-- START --

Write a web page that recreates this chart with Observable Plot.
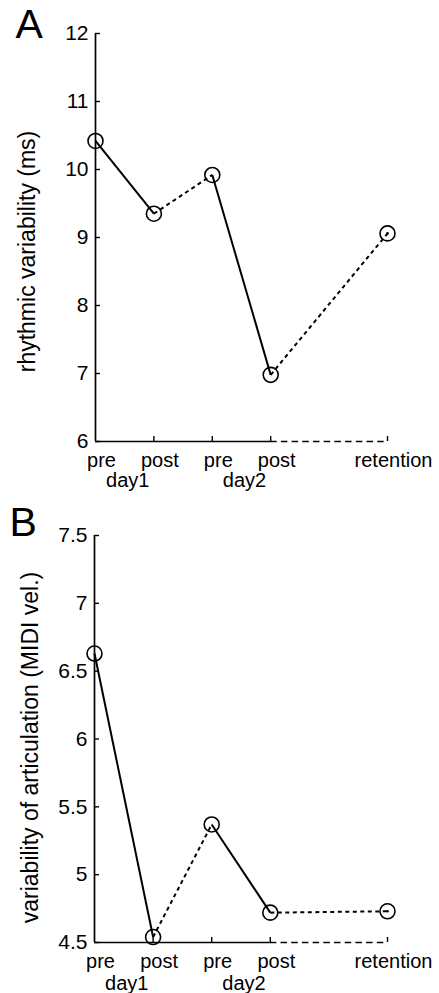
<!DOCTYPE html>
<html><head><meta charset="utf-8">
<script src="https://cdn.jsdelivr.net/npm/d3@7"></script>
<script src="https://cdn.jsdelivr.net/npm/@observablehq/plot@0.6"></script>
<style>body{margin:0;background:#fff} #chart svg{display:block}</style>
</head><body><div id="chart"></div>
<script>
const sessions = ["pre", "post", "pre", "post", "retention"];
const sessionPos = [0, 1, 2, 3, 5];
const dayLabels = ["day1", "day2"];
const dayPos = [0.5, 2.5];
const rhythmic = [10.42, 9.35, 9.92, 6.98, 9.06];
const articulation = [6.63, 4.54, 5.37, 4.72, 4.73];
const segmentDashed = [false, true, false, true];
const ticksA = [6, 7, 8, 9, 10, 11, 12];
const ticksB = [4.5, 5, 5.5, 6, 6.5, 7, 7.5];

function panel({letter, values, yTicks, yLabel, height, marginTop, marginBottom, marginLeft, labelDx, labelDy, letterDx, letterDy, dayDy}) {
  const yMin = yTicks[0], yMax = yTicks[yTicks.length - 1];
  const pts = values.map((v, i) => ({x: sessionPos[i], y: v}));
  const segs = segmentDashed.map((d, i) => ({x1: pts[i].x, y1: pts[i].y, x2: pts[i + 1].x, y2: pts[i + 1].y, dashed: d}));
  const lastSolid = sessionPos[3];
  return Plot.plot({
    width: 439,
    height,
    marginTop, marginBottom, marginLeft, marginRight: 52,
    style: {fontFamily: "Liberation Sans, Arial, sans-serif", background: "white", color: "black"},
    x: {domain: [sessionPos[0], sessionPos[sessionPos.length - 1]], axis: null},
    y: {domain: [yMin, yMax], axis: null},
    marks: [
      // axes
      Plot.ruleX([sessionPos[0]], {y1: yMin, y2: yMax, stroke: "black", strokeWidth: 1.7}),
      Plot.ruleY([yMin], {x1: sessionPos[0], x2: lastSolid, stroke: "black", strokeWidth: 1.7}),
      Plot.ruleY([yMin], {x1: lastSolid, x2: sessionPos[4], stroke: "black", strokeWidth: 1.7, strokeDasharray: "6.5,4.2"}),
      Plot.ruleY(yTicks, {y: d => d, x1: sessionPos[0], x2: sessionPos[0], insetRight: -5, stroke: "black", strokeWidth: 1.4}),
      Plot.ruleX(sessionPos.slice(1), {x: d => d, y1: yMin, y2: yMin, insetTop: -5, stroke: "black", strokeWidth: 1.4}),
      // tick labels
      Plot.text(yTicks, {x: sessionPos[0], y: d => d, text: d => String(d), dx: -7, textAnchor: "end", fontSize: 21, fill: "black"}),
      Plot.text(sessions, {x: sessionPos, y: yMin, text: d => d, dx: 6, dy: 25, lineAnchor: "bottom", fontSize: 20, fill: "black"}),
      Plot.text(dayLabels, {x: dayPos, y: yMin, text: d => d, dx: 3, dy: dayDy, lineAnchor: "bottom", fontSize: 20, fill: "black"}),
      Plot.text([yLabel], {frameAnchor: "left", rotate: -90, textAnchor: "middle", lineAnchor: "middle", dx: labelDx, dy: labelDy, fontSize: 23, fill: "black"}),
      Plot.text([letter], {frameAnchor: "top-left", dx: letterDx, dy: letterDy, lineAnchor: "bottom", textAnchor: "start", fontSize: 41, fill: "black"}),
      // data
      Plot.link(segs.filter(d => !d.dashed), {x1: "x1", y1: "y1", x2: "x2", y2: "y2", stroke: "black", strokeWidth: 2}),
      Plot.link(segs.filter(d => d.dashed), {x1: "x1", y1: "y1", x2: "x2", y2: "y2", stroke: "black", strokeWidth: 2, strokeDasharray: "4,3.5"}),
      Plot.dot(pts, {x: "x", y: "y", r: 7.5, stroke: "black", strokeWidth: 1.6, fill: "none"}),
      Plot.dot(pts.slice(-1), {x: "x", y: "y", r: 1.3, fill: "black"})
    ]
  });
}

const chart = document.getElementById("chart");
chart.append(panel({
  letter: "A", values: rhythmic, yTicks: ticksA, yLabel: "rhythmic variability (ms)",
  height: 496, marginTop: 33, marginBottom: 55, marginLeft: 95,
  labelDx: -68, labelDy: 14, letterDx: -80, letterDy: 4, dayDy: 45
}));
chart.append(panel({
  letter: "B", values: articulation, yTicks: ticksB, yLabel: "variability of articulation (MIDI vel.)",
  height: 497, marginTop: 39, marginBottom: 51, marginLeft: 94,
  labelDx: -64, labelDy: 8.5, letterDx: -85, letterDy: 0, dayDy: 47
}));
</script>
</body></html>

-- END --

What you will do: Transcribe the whole listing exactly. Pictures stay out of your copy.

Result for this task:
Write a web page that recreates this chart with Observable Plot.
<!DOCTYPE html>
<html><head><meta charset="utf-8">
<script src="https://cdn.jsdelivr.net/npm/d3@7"></script>
<script src="https://cdn.jsdelivr.net/npm/@observablehq/plot@0.6"></script>
<style>body{margin:0;background:#fff} #chart svg{display:block}</style>
</head><body><div id="chart"></div>
<script>
const sessions = ["pre", "post", "pre", "post", "retention"];
const sessionPos = [0, 1, 2, 3, 5];
const dayLabels = ["day1", "day2"];
const dayPos = [0.5, 2.5];
const rhythmic = [10.42, 9.35, 9.92, 6.98, 9.06];
const articulation = [6.63, 4.54, 5.37, 4.72, 4.73];
const segmentDashed = [false, true, false, true];
const ticksA = [6, 7, 8, 9, 10, 11, 12];
const ticksB = [4.5, 5, 5.5, 6, 6.5, 7, 7.5];

function panel({letter, values, yTicks, yLabel, height, marginTop, marginBottom, marginLeft, labelDx, labelDy, letterDx, letterDy, dayDy}) {
  const yMin = yTicks[0], yMax = yTicks[yTicks.length - 1];
  const pts = values.map((v, i) => ({x: sessionPos[i], y: v}));
  const segs = segmentDashed.map((d, i) => ({x1: pts[i].x, y1: pts[i].y, x2: pts[i + 1].x, y2: pts[i + 1].y, dashed: d}));
  const lastSolid = sessionPos[3];
  return Plot.plot({
    width: 439,
    height,
    marginTop, marginBottom, marginLeft, marginRight: 52,
    style: {fontFamily: "Liberation Sans, Arial, sans-serif", background: "white", color: "black"},
    x: {domain: [sessionPos[0], sessionPos[sessionPos.length - 1]], axis: null},
    y: {domain: [yMin, yMax], axis: null},
    marks: [
      // axes
      Plot.ruleX([sessionPos[0]], {y1: yMin, y2: yMax, stroke: "black", strokeWidth: 1.7}),
      Plot.ruleY([yMin], {x1: sessionPos[0], x2: lastSolid, stroke: "black", strokeWidth: 1.7}),
      Plot.ruleY([yMin], {x1: lastSolid, x2: sessionPos[4], stroke: "black", strokeWidth: 1.7, strokeDasharray: "6.5,4.2"}),
      Plot.ruleY(yTicks, {y: d => d, x1: sessionPos[0], x2: sessionPos[0], insetRight: -5, stroke: "black", strokeWidth: 1.4}),
      Plot.ruleX(sessionPos.slice(1), {x: d => d, y1: yMin, y2: yMin, insetTop: -5, stroke: "black", strokeWidth: 1.4}),
      // tick labels
      Plot.text(yTicks, {x: sessionPos[0], y: d => d, text: d => String(d), dx: -7, textAnchor: "end", fontSize: 21, fill: "black"}),
      Plot.text(sessions, {x: sessionPos, y: yMin, text: d => d, dx: 6, dy: 25, lineAnchor: "bottom", fontSize: 20, fill: "black"}),
      Plot.text(dayLabels, {x: dayPos, y: yMin, text: d => d, dx: 3, dy: dayDy, lineAnchor: "bottom", fontSize: 20, fill: "black"}),
      Plot.text([yLabel], {frameAnchor: "left", rotate: -90, textAnchor: "middle", lineAnchor: "middle", dx: labelDx, dy: labelDy, fontSize: 23, fill: "black"}),
      Plot.text([letter], {frameAnchor: "top-left", dx: letterDx, dy: letterDy, lineAnchor: "bottom", textAnchor: "start", fontSize: 41, fill: "black"}),
      // data
      Plot.link(segs.filter(d => !d.dashed), {x1: "x1", y1: "y1", x2: "x2", y2: "y2", stroke: "black", strokeWidth: 2}),
      Plot.link(segs.filter(d => d.dashed), {x1: "x1", y1: "y1", x2: "x2", y2: "y2", stroke: "black", strokeWidth: 2, strokeDasharray: "4,3.5"}),
      Plot.dot(pts, {x: "x", y: "y", r: 7.5, stroke: "black", strokeWidth: 1.6, fill: "none"}),
      Plot.dot(pts.slice(-1), {x: "x", y: "y", r: 1.3, fill: "black"})
    ]
  });
}

const chart = document.getElementById("chart");
chart.append(panel({
  letter: "A", values: rhythmic, yTicks: ticksA, yLabel: "rhythmic variability (ms)",
  height: 496, marginTop: 33, marginBottom: 55, marginLeft: 95,
  labelDx: -68, labelDy: 14, letterDx: -80, letterDy: 4, dayDy: 45
}));
chart.append(panel({
  letter: "B", values: articulation, yTicks: ticksB, yLabel: "variability of articulation (MIDI vel.)",
  height: 497, marginTop: 39, marginBottom: 51, marginLeft: 94,
  labelDx: -64, labelDy: 8.5, letterDx: -85, letterDy: 0, dayDy: 47
}));
</script>
</body></html>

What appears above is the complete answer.